Archive for July, 2009

Believe in yourself

Saturday, July 18th, 2009

Because if you don’t, no one will.

But just because you think you are capable of achieving greatness, doesn’t mean people believe you can. More often than not you will be written off as someone with over inflated dreams.

I’ve told a few people that I hope to one day be an International Best Selling author. They’ve each told me they believed I can pull it off. A handful were lying. Some believed miracles actually do happen. Some only said what they said just in case I really succeeded, then they could say, I always believed he could do it.

I’ve picked out the genuine few who truly believe in me though. And I hold them close to me, as my fuel, as my pillar, as my reason.
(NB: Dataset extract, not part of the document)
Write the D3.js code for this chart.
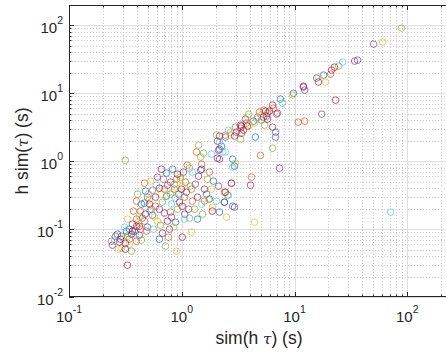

But merely having faith in yourself takes you nowhere if it is not backed by action. All the years of education, of reading, of travelling to foreign lands, of eating strange food, enduring heartbreak, of talking to strangers. I will have to harness it all into this effort. The pieces are all there. It’s a matter of connecting the dots.
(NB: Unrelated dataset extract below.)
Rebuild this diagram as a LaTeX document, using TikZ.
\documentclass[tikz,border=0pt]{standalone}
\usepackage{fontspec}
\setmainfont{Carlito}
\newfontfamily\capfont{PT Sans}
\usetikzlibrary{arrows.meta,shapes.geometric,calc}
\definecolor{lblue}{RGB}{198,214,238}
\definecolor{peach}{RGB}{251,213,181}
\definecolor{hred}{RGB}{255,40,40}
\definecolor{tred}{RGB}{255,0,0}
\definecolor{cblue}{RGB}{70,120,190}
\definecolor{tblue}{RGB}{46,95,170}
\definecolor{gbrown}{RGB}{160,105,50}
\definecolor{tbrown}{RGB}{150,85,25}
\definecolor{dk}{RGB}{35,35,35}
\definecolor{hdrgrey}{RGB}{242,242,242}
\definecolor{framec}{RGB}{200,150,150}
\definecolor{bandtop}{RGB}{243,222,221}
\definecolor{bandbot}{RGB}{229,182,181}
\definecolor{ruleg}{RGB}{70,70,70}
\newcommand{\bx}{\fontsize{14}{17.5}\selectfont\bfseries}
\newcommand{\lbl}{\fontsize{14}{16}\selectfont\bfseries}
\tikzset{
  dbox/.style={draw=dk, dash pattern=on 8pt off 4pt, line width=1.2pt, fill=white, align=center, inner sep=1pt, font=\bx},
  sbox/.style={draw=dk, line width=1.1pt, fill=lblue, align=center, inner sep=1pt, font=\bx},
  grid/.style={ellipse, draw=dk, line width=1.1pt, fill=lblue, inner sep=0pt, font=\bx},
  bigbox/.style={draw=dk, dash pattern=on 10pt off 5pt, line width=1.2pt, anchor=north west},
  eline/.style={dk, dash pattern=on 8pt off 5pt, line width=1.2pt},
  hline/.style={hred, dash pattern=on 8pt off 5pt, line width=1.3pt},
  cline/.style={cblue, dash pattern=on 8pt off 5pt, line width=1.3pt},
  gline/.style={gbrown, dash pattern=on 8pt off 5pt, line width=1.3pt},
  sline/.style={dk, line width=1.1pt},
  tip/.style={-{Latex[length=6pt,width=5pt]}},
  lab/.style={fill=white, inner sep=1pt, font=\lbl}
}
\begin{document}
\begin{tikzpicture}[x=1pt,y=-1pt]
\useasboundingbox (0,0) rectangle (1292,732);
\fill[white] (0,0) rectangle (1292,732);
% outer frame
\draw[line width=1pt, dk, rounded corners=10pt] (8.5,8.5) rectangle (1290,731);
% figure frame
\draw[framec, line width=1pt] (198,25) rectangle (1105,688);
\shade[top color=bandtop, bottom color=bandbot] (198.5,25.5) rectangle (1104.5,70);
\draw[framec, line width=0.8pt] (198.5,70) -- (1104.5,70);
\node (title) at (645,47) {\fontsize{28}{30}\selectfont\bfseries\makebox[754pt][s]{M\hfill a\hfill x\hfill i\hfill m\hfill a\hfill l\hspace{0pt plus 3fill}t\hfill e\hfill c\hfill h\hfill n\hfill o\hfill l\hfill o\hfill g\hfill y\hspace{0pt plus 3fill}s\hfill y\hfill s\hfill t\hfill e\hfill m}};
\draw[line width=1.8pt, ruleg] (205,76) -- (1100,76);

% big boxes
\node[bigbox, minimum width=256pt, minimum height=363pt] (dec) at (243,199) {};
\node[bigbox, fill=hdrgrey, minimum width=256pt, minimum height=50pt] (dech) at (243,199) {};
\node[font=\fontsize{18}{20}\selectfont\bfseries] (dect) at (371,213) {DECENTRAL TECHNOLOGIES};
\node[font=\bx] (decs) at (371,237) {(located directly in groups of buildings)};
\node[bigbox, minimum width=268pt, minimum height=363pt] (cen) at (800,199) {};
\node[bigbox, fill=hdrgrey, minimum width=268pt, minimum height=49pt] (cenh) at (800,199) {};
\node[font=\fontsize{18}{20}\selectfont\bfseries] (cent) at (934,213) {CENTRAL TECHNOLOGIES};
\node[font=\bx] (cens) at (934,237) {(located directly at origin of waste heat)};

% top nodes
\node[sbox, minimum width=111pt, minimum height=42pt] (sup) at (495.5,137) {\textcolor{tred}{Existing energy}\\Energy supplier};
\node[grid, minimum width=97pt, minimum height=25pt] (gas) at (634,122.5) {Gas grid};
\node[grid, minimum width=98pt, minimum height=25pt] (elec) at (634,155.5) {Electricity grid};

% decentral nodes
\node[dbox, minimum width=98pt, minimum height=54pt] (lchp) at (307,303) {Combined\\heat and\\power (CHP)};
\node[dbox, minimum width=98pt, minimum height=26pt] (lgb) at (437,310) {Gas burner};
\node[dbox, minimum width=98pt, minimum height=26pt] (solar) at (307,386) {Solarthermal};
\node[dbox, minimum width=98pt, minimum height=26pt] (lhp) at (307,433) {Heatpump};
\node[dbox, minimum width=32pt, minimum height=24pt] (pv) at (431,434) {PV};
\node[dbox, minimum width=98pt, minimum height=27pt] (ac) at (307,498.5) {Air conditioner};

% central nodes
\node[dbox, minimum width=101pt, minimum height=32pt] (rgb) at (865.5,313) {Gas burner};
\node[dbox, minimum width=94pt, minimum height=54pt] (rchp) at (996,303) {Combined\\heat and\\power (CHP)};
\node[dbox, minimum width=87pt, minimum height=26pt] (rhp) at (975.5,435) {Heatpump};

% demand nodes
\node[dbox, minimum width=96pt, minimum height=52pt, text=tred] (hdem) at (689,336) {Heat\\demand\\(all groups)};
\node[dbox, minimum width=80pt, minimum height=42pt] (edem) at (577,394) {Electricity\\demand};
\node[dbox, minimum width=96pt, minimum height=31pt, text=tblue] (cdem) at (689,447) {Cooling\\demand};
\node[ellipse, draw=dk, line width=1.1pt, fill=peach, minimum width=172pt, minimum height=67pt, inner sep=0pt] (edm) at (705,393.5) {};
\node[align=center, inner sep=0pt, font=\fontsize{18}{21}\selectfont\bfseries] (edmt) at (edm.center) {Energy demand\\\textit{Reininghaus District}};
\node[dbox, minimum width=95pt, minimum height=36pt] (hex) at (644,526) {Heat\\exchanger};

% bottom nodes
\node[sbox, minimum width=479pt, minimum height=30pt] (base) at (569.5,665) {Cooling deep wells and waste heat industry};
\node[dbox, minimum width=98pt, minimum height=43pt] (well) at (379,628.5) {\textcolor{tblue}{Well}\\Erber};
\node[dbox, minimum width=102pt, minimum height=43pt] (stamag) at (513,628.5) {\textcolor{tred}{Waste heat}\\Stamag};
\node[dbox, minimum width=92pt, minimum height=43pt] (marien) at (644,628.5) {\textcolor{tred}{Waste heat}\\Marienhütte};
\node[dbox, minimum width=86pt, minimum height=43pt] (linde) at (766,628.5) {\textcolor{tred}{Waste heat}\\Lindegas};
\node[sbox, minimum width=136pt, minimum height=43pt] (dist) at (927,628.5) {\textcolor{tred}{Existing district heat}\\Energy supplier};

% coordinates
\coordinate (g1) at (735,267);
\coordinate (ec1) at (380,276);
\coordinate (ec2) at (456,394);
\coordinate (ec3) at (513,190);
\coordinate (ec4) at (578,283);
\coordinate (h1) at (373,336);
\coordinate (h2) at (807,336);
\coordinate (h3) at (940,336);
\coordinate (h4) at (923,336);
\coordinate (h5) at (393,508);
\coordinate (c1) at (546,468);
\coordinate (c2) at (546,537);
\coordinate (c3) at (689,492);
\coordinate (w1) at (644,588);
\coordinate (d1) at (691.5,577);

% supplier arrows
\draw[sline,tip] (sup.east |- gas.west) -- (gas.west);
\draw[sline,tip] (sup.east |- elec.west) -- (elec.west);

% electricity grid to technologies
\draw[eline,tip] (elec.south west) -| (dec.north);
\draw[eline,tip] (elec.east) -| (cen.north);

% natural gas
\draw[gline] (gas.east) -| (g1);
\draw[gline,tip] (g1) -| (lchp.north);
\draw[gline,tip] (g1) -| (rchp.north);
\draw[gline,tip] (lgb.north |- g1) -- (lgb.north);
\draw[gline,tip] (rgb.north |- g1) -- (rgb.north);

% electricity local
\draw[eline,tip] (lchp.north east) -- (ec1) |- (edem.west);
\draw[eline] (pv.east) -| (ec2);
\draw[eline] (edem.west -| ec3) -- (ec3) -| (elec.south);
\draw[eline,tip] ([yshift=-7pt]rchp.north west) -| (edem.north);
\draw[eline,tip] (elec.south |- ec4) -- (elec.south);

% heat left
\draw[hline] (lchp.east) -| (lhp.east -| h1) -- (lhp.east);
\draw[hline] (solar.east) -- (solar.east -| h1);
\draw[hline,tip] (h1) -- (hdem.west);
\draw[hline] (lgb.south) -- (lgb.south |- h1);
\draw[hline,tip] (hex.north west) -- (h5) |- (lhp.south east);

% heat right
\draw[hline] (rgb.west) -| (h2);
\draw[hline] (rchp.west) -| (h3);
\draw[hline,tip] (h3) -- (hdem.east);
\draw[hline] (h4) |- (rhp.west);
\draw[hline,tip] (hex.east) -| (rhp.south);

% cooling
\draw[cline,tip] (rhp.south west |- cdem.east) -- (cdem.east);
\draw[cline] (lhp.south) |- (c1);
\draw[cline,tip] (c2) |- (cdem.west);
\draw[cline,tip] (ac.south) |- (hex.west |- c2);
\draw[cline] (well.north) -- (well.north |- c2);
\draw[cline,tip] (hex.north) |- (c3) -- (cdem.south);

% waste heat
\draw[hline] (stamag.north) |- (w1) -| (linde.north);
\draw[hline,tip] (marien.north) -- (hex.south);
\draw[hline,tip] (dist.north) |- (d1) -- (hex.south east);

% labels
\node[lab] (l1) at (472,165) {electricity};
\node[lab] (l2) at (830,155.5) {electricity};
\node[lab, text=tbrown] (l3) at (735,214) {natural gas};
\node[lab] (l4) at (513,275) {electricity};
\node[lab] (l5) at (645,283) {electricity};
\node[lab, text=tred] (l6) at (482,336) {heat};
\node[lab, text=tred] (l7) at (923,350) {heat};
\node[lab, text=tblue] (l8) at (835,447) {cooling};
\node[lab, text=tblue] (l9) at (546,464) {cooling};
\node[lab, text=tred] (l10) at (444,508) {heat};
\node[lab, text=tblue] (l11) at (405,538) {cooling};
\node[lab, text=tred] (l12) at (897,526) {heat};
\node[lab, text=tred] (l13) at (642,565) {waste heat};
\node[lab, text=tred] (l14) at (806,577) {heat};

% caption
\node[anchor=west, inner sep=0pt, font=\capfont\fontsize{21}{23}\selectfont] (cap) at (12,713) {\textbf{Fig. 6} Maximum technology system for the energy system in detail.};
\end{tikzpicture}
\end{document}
“There is no dream too big, and no dreamer too small.” That has been my life’s mantra. And I’m currently living it.

Hugs. But no kisses please

Wednesday, July 15th, 2009

Was feeling a little down the other day and this thought popped into my head. “It would be real nice if I could get a big honking hug from Brian Murray.”

I really miss my friends in San Diego. Life always just seemed happier, more care free, less complicated back then. And that’s how I feel moments should be lived.
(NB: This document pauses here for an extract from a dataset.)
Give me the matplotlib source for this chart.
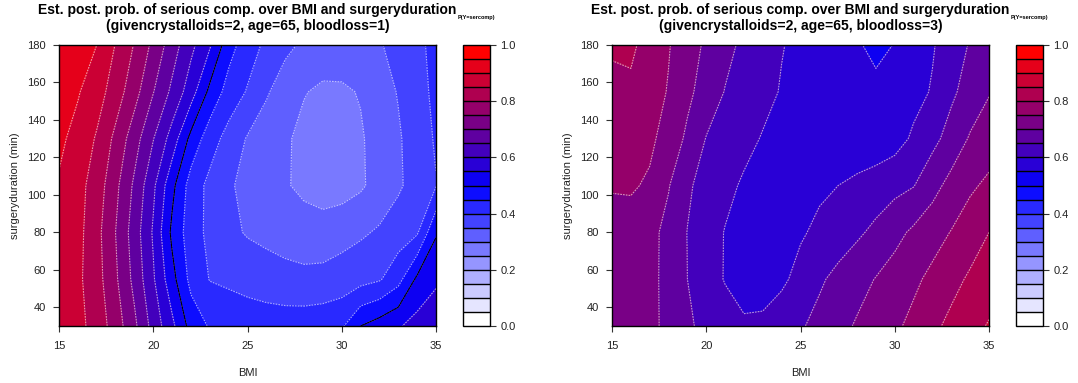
import numpy as np
import matplotlib
matplotlib.use("Agg")
import matplotlib.pyplot as plt
from matplotlib.colors import LinearSegmentedColormap

plt.rcParams['font.family'] = ['Liberation Sans', 'DejaVu Sans']

# grid of the estimated surface
bmi = list(range(15, 36))
duration = [30, 55, 80, 105, 130, 155, 180]

# panel 1 (bloodloss=1), rows follow `duration`
prob_bl1 = [
    [0.885, 0.865, 0.830, 0.776, 0.711, 0.631, 0.562, 0.481, 0.445, 0.437, 0.432,
     0.428, 0.427, 0.428, 0.432, 0.443, 0.500, 0.523, 0.545, 0.568, 0.590],
    [0.885, 0.860, 0.820, 0.758, 0.686, 0.606, 0.517, 0.435, 0.398, 0.390, 0.380,
     0.372, 0.365, 0.362, 0.365, 0.372, 0.383, 0.395, 0.433, 0.510, 0.540],
    [0.890, 0.865, 0.816, 0.750, 0.676, 0.594, 0.489, 0.423, 0.388, 0.361, 0.346,
     0.338, 0.331, 0.324, 0.322, 0.333, 0.343, 0.356, 0.375, 0.394, 0.495],
    [0.895, 0.867, 0.827, 0.763, 0.691, 0.610, 0.514, 0.428, 0.387, 0.356, 0.337,
     0.321, 0.305, 0.288, 0.277, 0.278, 0.293, 0.319, 0.343, 0.370, 0.398],
    [0.910, 0.884, 0.845, 0.788, 0.722, 0.652, 0.579, 0.485, 0.423, 0.382, 0.346,
     0.327, 0.308, 0.285, 0.272, 0.275, 0.295, 0.319, 0.344, 0.376, 0.405],
    [0.920, 0.904, 0.872, 0.826, 0.769, 0.702, 0.639, 0.573, 0.487, 0.430, 0.396,
     0.355, 0.328, 0.303, 0.290, 0.293, 0.303, 0.328, 0.353, 0.384, 0.410],
    [0.935, 0.917, 0.900, 0.848, 0.797, 0.738, 0.674, 0.613, 0.556, 0.470, 0.423,
     0.390, 0.360, 0.343, 0.333, 0.326, 0.337, 0.346, 0.366, 0.392, 0.410],
]

# panel 2 (bloodloss=3)
prob_bl3 = [
    [0.720, 0.715, 0.709, 0.691, 0.657, 0.638, 0.624, 0.610, 0.615, 0.630, 0.645,
     0.664, 0.685, 0.705, 0.723, 0.741, 0.763, 0.789, 0.812, 0.833, 0.854],
    [0.725, 0.720, 0.712, 0.687, 0.650, 0.624, 0.597, 0.572, 0.568, 0.590, 0.617,
     0.643, 0.663, 0.683, 0.702, 0.721, 0.740, 0.762, 0.785, 0.807, 0.825],
    [0.735, 0.728, 0.715, 0.685, 0.649, 0.622, 0.598, 0.582, 0.575, 0.580, 0.594,
     0.611, 0.626, 0.642, 0.661, 0.685, 0.709, 0.730, 0.752, 0.776, 0.800],
    [0.753, 0.756, 0.743, 0.703, 0.657, 0.633, 0.612, 0.594, 0.585, 0.580, 0.584,
     0.591, 0.600, 0.612, 0.624, 0.636, 0.648, 0.683, 0.716, 0.742, 0.760],
    [0.775, 0.770, 0.760, 0.730, 0.691, 0.648, 0.630, 0.613, 0.597, 0.585, 0.576,
     0.570, 0.566, 0.564, 0.568, 0.580, 0.608, 0.636, 0.669, 0.705, 0.725],
    [0.790, 0.790, 0.770, 0.747, 0.711, 0.679, 0.648, 0.631, 0.613, 0.597, 0.585,
     0.575, 0.567, 0.561, 0.557, 0.565, 0.584, 0.604, 0.641, 0.670, 0.697],
    [0.805, 0.810, 0.779, 0.753, 0.722, 0.692, 0.664, 0.640, 0.621, 0.602, 0.590,
     0.579, 0.568, 0.553, 0.543, 0.551, 0.575, 0.596, 0.624, 0.654, 0.670],
]

titles = [
    "Est. post. prob. of serious comp. over BMI and surgeryduration\n"
    "(givencrystalloids=2, age=65, bloodloss=1)",
    "Est. post. prob. of serious comp. over BMI and surgeryduration\n"
    "(givencrystalloids=2, age=65, bloodloss=3)",
]

levels = np.linspace(0, 1, 21)
ramp = LinearSegmentedColormap.from_list("wbr", ["white", "blue", "red"])
fill_colors = [ramp(i / 19) for i in range(20)]

W, H = 1078, 383
fig = plt.figure(figsize=(W / 100, H / 100), dpi=100)


def fx(px):
    return px / W


def fy(py):
    return 1 - py / H


def panel(x0, z, title):
    """ one filled.contour style panel, x0 = left pixel of plot box """
    ax = fig.add_axes([fx(x0), fy(326), fx(377), 281 / H])
    cax = fig.add_axes([fx(x0 + 404), fy(326), fx(27), 281 / H])

    zz = np.array(z)
    cs = ax.contourf(bmi, duration, zz, levels=levels, colors=fill_colors)
    ax.contour(bmi, duration, zz, levels=levels[1:-1], colors='white',
               linewidths=0.8, linestyles=[(0, (1.5, 1.0))], alpha=0.6)
    ax.contour(bmi, duration, zz, levels=[0.5], colors='black', linewidths=0.8)

    ax.set_xlim(15, 35)
    ax.set_ylim(30, 180)
    ax.set_xticks([15, 20, 25, 30, 35])
    ax.set_yticks(range(40, 181, 20))
    ax.tick_params(direction='out', length=4.5, width=0.8, labelsize=8,
                   color='#333333', labelcolor='#222222')
    ax.tick_params(axis='x', pad=6)
    ax.tick_params(axis='y', pad=5)
    for s in ax.spines.values():
        s.set_linewidth(1.0)
    ax.set_xlabel("BMI", fontsize=8, color='#222222')
    ax.set_ylabel("surgeryduration (min)", fontsize=8, color='#222222')
    ax.xaxis.set_label_coords(0.5, -0.15)
    ax.yaxis.set_label_coords(-0.104, 0.5)

    cb = fig.colorbar(cs, cax=cax, drawedges=True)
    cb.outline.set_linewidth(1.0)
    cb.dividers.set_linewidth(1.0)
    cb.set_ticks([0, 0.2, 0.4, 0.6, 0.8, 1.0])
    cb.set_ticklabels(["0.0", "0.2", "0.4", "0.6", "0.8", "1.0"])
    cax.tick_params(direction='out', length=4.5, width=0.8, labelsize=8,
                    pad=3, color='#333333', labelcolor='#222222')

    fig.text(fx(x0 + 188.5), fy(18), title, ha='center', va='center',
             fontsize=10, fontweight='bold', linespacing=1.15)
    fig.text(fx(x0 + 417), fy(17), "P(Y=sercomp)", ha='center', va='center',
             fontsize=4, fontweight='bold')


panel(59, prob_bl1, titles[0])
panel(612, prob_bl3, titles[1])

fig.savefig("out.png", dpi=100)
Unlike here in Malaysia, hugging was a natural custom that was practiced in SD. We would hug when we greeted each other, we would hug when we said good bye, we would hug to just say “Hey, how’s it goin’?” And I’m not talking about the sort of lame hugs high society gives each other with the air kisses. I’m talking about big manly hugs here, the sort that gets exchanged in battle after victory.

Upon leaving Amphibia Digital here in Malaysia, I walked around to give everyone a hug, and it was the most awkward experience. Every time I moved in to deliver a hug, I got a quizzical look, sort of a “What is this guy doing?” expression. And the embrace always ended up feeling forced, their bodies unbending, stiff like corpses gone into rigor mortis.  Compared to some of the guys I hugged on my final day, Frankenstein would probably rank as cuddly.

I’ve always felt that hugs are a bridge between two people’s souls, a connection that allowed one to share their happy moments, and diffuse their unhappy ones. Joy is always many fold sweeter when shared, if only with one person. And it is the same with the burden of sadness.  It becomes many fold lighter when shared, if only with one person. Almost like in a ‘two hands make light work’ kinda way.

The end is only the beginning

Monday, July 13th, 2009

I wrote the final two lines of my book today. It’s a kicker.

Unfortunately, a lot of the meat is still missing. I’m only at 9,900 words. I started out by writing the how the story began, but my mind raced ahead to write the middle, and random chapters in between. I can’t seem to pen my thoughts down fast enough. And life seems to get in the way… freelance projects to help us stay afloat, paying the bills, mopping up the mess left behind from those savage monkeys, being a husband, being a dad.

But I guess that’s life. You just have to learn how to navigate around the cones. But this is why we work. To stay afloat, to pay the bills, to buy BB Guns, to be a breadwinner to your wife and your kid.